Il paradosso è che le classi dirigenti, anziché accettare in pieno il mandato conferito loro dai cittadini, diventano ogni giorno di più schiave del web e dei sondaggi, consultati come oracoli infallibili. E se e quando non si fidano dei sondaggi, ricorrono alla consultazione referendaria. Per cui le moderne democrazie vanno evolvendo verso formule inedite in cui la sondaggiocrazia recita la parte della regina.
Ma chi informa chi? E su che cosa? Somin spiega che «le persone prendono decisioni migliori e più consapevoli se percepiscono in maniera evidente che la loro scelta avrà ricadute dirette sulla propria vita, come avviene per le decisioni che assumono, da consumatori, sul mercato». Morale, un conto è decidere sull’ultimo modello di tablet o di lavatrice, un conto è decidere sulla politica economica di uno Stato o di una confederazioni di stati. Anzi, più uno Stato allarga la sua sfera d’influenza, più decide di occuparsi di tutto, più rende difficile per il cittadino-elettore decidere a ragione veduta, ossia padroneggiando alla meglio i problemi che la futura classe eletta sarà chiamata a risolvere. Solo uno Stato snello, spiega Somin, può rendere la democrazia meno vulnerabile ai pericoli rappresentati dall’ignoranza politica. Uno Stato obeso, invece, riduce la possibilità, per la gente comune, di comprendere e approfondire le principali questioni sul tappeto. Col pericolo, sempre più incombente, di essere chiamata a sbrogliare la matassa quando la classe politica, per timori demoscopici, preferirà lavarsi le mani come Pilato.
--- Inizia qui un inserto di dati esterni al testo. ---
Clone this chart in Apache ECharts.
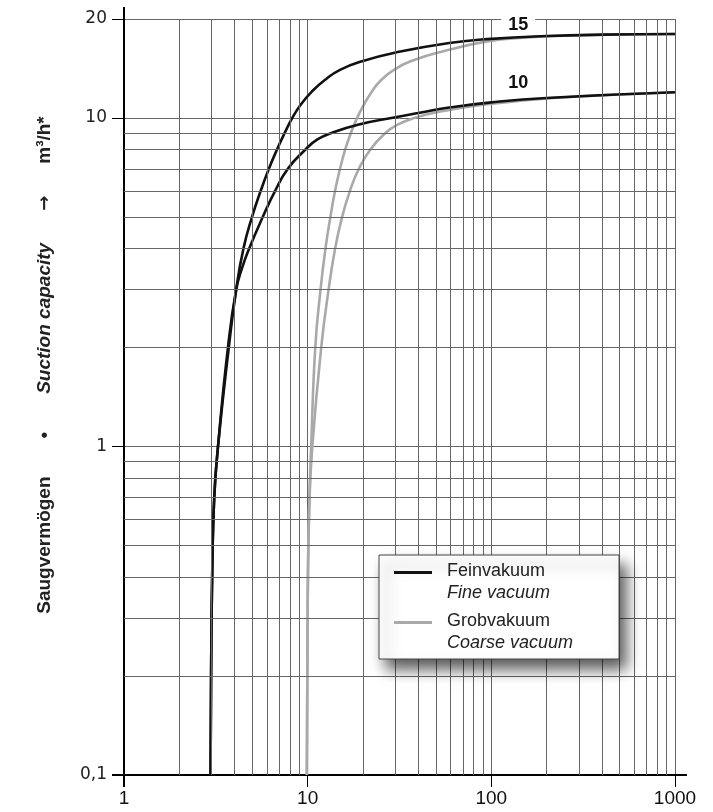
<!DOCTYPE html>
<html>
<head>
<meta charset="utf-8">
<script src="https://cdn.jsdelivr.net/npm/echarts@6/dist/echarts.min.js"></script>
<style>
html,body{margin:0;padding:0;background:#fff;}
#chart{width:713px;height:812px;}
</style>
</head>
<body>
<div id="chart"></div>
<script>
// Fine vacuum (black) curves
const fine15X = [2.96,2.98,3.02,3.1,3.25,3.72,4.08,4.47,4.98,5.55,6.15,6.8,7.5,8.25,9.2,10.5,12.3,15,20,30,59,100,200,400,1000];
const fine15Y = [0.1,0.2,0.4,0.7,1.0,2.0,3.0,4,5,6,7,8,9,10,11,12,13,14,14.9,15.8,16.9,17.4,17.75,17.92,18.0];
const fine10X = [2.96,2.98,3.02,3.1,3.25,3.68,4.08,4.4,4.8,5.7,6.65,7.8,9.7,11.3,13.5,19,30,40,59,100,200,1000];
const fine10Y = [0.1,0.2,0.4,0.7,1.0,2.0,3.0,3.5,4,5,6,7,8,8.6,9,9.55,10.05,10.35,10.75,11.15,11.5,11.97];
// Coarse vacuum (grey) curves
const coarse15X = [9.9,10.0,10.2,10.45,11.0,11.75,12.5,13.3,14.1,15.0,16.0,17.2,18.6,20.3,22.3,25,29.5,38,56,95,150,260,1000];
const coarse15Y = [0.1,0.33,0.66,1.0,2,3,4,5,6,7,8,9,10,11,12,13,14,15,16,17.1,17.55,17.8,18.0];
const coarse10X = [9.9,10.0,10.2,10.6,11.85,13.0,14.1,15.4,17.0,19.0,21.9,26.5,30.5,38,55,95,150,280,1000];
const coarse10Y = [0.1,0.33,0.66,1.0,2,3,4,5,6,7,8,9,9.5,10,10.5,11,11.3,11.6,11.97];
// Curve labels
const curveLabels = ['15','10'];
const curveLabelX = [140,140];
const curveLabelY = [19.2,12.8];
// Minor grid values
const xMinorGrid = [2,3,4,5,6,7,8,9,20,30,40,50,60,70,80,90,200,300,400,500,600,700,800,900];
const yMinorGrid = [0.2,0.3,0.4,0.5,0.6,0.7,0.8,0.9,2,3,4,5,6,7,8,9];
// Legend
const legendNames = ['Feinvakuum','Grobvakuum'];
const legendSub = {'Feinvakuum':'Fine vacuum','Grobvakuum':'Coarse vacuum'};
// Axis title
const yTitleParts = ['Saugvermögen','•','Suction capacity','→','m³/h*'];

const zip = (xs, ys) => xs.map((x, i) => [x, ys[i]]);
const BLACK = '#111111';
const GREY = '#a9a9a9';
const GRID = '#666666';

const chart = echarts.init(document.getElementById('chart'), null, {renderer:'canvas'});

const labelPoint = (i) => ({
  coord: [curveLabelX[i], curveLabelY[i]],
  value: curveLabels[i],
  symbol: 'rect', symbolSize: 0,
  label: {
    show: true, position: 'inside', formatter: curveLabels[i],
    fontFamily: 'Liberation Sans', fontWeight: 'bold', fontSize: 18, color: BLACK,
    backgroundColor: '#fff', padding: [1, 7, 0, 7]
  }
});

const titleFont = {fontFamily: 'Liberation Sans', fontWeight: 'bold', fontSize: 19, fill: '#222'};
const axisLineStyle = {
  show: true, onZero: false,
  symbol: ['rect', 'rect'], symbolSize: [2, 12], symbolOffset: [-6, 6],
  lineStyle: {color: '#000', width: 2}
};

chart.setOption({
  animation: false,
  textStyle: {fontFamily: 'Liberation Sans'},
  grid: {left: 124, right: 38, top: 19, bottom: 37, containLabel: false},
  graphic: [{
    type: 'text', x: 45, y: 365, rotation: Math.PI / 2, silent: true,
    style: {
      text: '{a|' + yTitleParts[0] + '}{s|' + yTitleParts[1] + '}{i|' + yTitleParts[2] + '}{r|' + yTitleParts[3] + '}{a|' + yTitleParts[4] + '}',
      align: 'center', verticalAlign: 'middle',
      rich: {
        a: Object.assign({}, titleFont),
        i: Object.assign({fontStyle: 'italic'}, titleFont),
        s: Object.assign({padding: [0, 38, 0, 38]}, titleFont),
        r: Object.assign({}, titleFont, {fontFamily: 'DejaVu Sans', fontSize: 18, padding: [0, 32, 0, 32]})
      }
    }
  }],
  xAxis: {
    type: 'log', logBase: 10, min: 1, max: 1000,
    axisLine: axisLineStyle,
    axisTick: {show: true, length: 12, lineStyle: {color: '#000', width: 1}},
    axisLabel: {fontFamily: 'Liberation Sans', fontSize: 19, color: '#111', margin: 14,
      formatter: (v) => String(v)},
    splitLine: {show: true, lineStyle: {color: GRID, width: 1}},
    minorTick: {show: false}, minorSplitLine: {show: false}
  },
  yAxis: {
    type: 'log', logBase: 10, min: 0.1, max: 20,
    axisLine: axisLineStyle,
    axisTick: {show: true, length: 12, lineStyle: {color: '#000', width: 1}},
    axisLabel: {
      fontFamily: 'DejaVu Sans', fontSize: 17, color: '#222', margin: 17,
      formatter: (v) => String(v).replace('.', ',')
    },
    splitLine: {show: true, lineStyle: {color: GRID, width: 1}}
  },
  legend: {
    data: legendNames,
    orient: 'vertical', left: 379, top: 555,
    selectedMode: false,
    icon: 'path://M0,0L38,0L38,3L0,3ZM48,22',
    itemWidth: 48, itemHeight: 22, itemGap: 10,
    itemStyle: {borderWidth: 0},
    padding: [7, 46, 7, 15],
    backgroundColor: '#fff', borderColor: '#444', borderWidth: 1,
    shadowBlur: 14, shadowColor: 'rgba(0,0,0,0.65)', shadowOffsetX: 7, shadowOffsetY: 10,
    formatter: (name) => '{a|' + name + '}\n{b|' + legendSub[name] + '}',
    textStyle: {
      color: '#222', fontFamily: 'Liberation Sans', fontSize: 18,
      rich: {
        a: {fontFamily: 'Liberation Sans', fontSize: 18, color: '#222', lineHeight: 22},
        b: {fontFamily: 'Liberation Sans', fontSize: 18, fontStyle: 'italic', color: '#222', lineHeight: 22}
      }
    },
    z: 10
  },
  series: [
    {
      name: 'grid', type: 'line', data: [], z: 1, silent: true,
      markLine: {
        silent: true, symbol: ['none', 'none'], animation: false,
        label: {show: false},
        lineStyle: {color: GRID, width: 1, type: 'solid'},
        emphasis: {disabled: true},
        data: xMinorGrid.map(v => ({xAxis: v})).concat(yMinorGrid.map(v => ({yAxis: v})))
      }
    },
    {
      name: 'Grobvakuum', type: 'line', data: zip(coarse15X, coarse15Y), z: 3,
      showSymbol: false, smooth: 0.5, color: GREY,
      lineStyle: {color: GREY, width: 2.6}
    },
    {
      name: 'Grobvakuum', type: 'line', data: zip(coarse10X, coarse10Y), z: 3,
      showSymbol: false, smooth: 0.5, color: GREY,
      lineStyle: {color: GREY, width: 2.6}
    },
    {
      name: 'Feinvakuum', type: 'line', data: zip(fine15X, fine15Y), z: 4,
      showSymbol: false, smooth: 0.5, color: BLACK,
      lineStyle: {color: BLACK, width: 2.6},
      markPoint: {silent: true, animation: false, data: [labelPoint(0)]}
    },
    {
      name: 'Feinvakuum', type: 'line', data: zip(fine10X, fine10Y), z: 4,
      showSymbol: false, smooth: 0.5, color: BLACK,
      lineStyle: {color: BLACK, width: 2.6},
      markPoint: {silent: true, animation: false, data: [labelPoint(1)]}
    }
  ]
});
</script>
</body>
</html>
È un circolo vizioso: più lo Stato s’ingrossa, più aumenta l’ignoranza politica di eletti ed elettori, a causa della moltiplicazione e della ulteriore complessità dei problemi; ma più aumenta l’ignoranza, più lo Stato, cioè la classe politica, si affida ai disinformati per affrontare ogni tipo d’ostacoli. Con tanti saluti alla democrazia rappresentativa che costituisce la base della moderna libertà. Ecco perché lo Stato magro è portato a sbagliare di meno. Non corre il rischio continuo di ritrovarsi nella condizione di cui sopra. Uno Stato magro non corre il pericolo di dover ingaggiare leader populisti, il cui motto evoca la linea rinunciataria di un maggiorente francese degli anni Trenta: «Sono il vostro capo, vi seguo». Con tutte le conseguenze, e le reazioni (inconsulte), che una situazione simile lascia immaginare.
Batti e ribatti, il deficit di conoscenza o, se vogliamo, il surplus d’ignoranza politica, rendono necessaria una rimonta da parte delle classi dirigenti. Che invece preferiscono nascondersi davanti ai problemi per declamarli solo se c’è una telecamera nei dintorni. O, come va di moda adesso, preferiscono chiamare il popolo della Rete a pronunciarsi. La Grecia, ma la prospettiva potrebbe riguardare pure l’Italia, si è ridotta così anche per questo: più Stato padrone, più ignoranza politica, meno democrazia rappresentativa e decidente. Un cocktail esplosivo.